The title character in this 1938 novel by Enid Bagnold is a mother in her 40s expecting her fifth child. Her husband is usually by her side, but this time, his work has called him away, and she’s left to run the home and prepare for the birth, making her “The Squire,” a title Bagnold uses throughout the novel instead of giving her a name.
I appreciated the use of this title, largely because it emphasized how much this book would be about the world of women. Men are so absent that a woman takes a man’s title. There are a few male characters, but it’s the women who make the decisions, including some about the fates of the men.
The book is slow and meditative and doesn’t have much of a story beyond the typical household business and, of course, the birth and first weeks of the new baby’s life. This being a fifth baby, even that is somewhat routine in that everyone involved knows how it’s likely to go, even if their feelings in the moment are somewhat complicated. Other than that, there are servant problems, a single woman friend who visits, and various squabbles and other incidents among the children.

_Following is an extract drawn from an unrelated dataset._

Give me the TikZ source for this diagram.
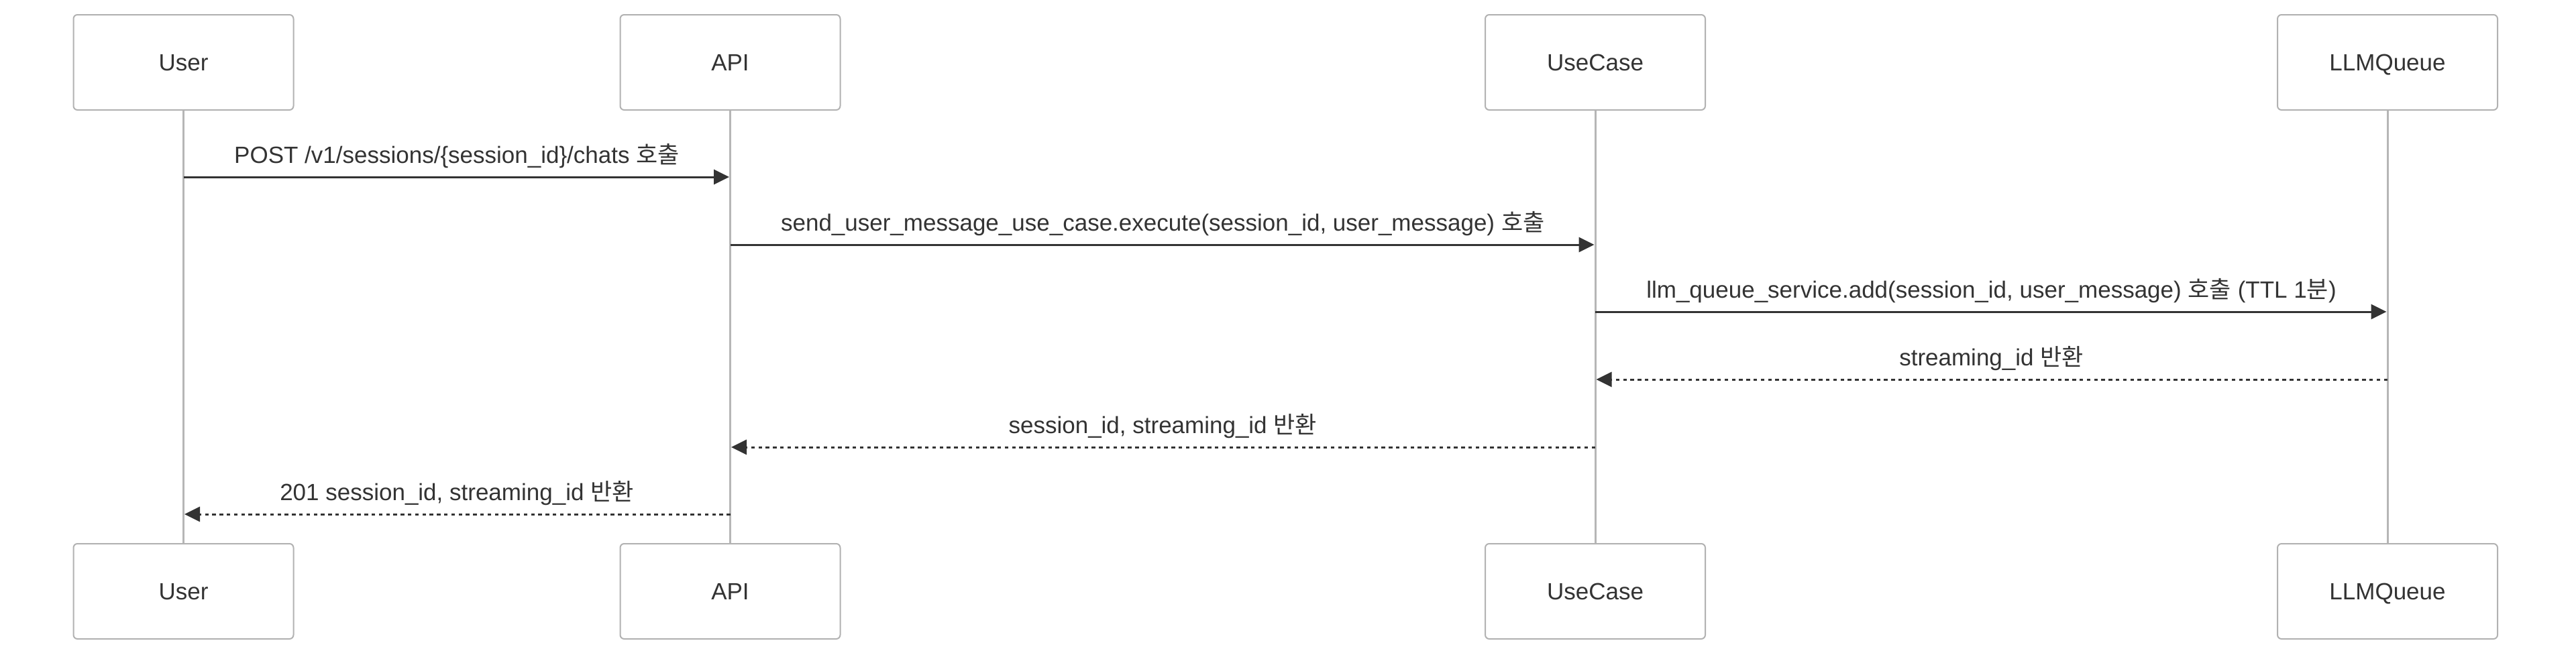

I very much liked how woman-centric this book was. It centers not just on what happens to women but on how women, particularly mothers, feel about their lives. I was occasionally irritated that the only women whose feelings get significant attention in the story are those whose lives center on children (the mother, the midwife, the nurse). All other women are, at best, incidental and sometimes downright bothersome. I think, though, that Bagnold is just so focused on the experience of motherhood here that women outside that circle are simply not her concern. Still, I might have liked this even more than I did if a wider variety of women had been allowed more of an inner life.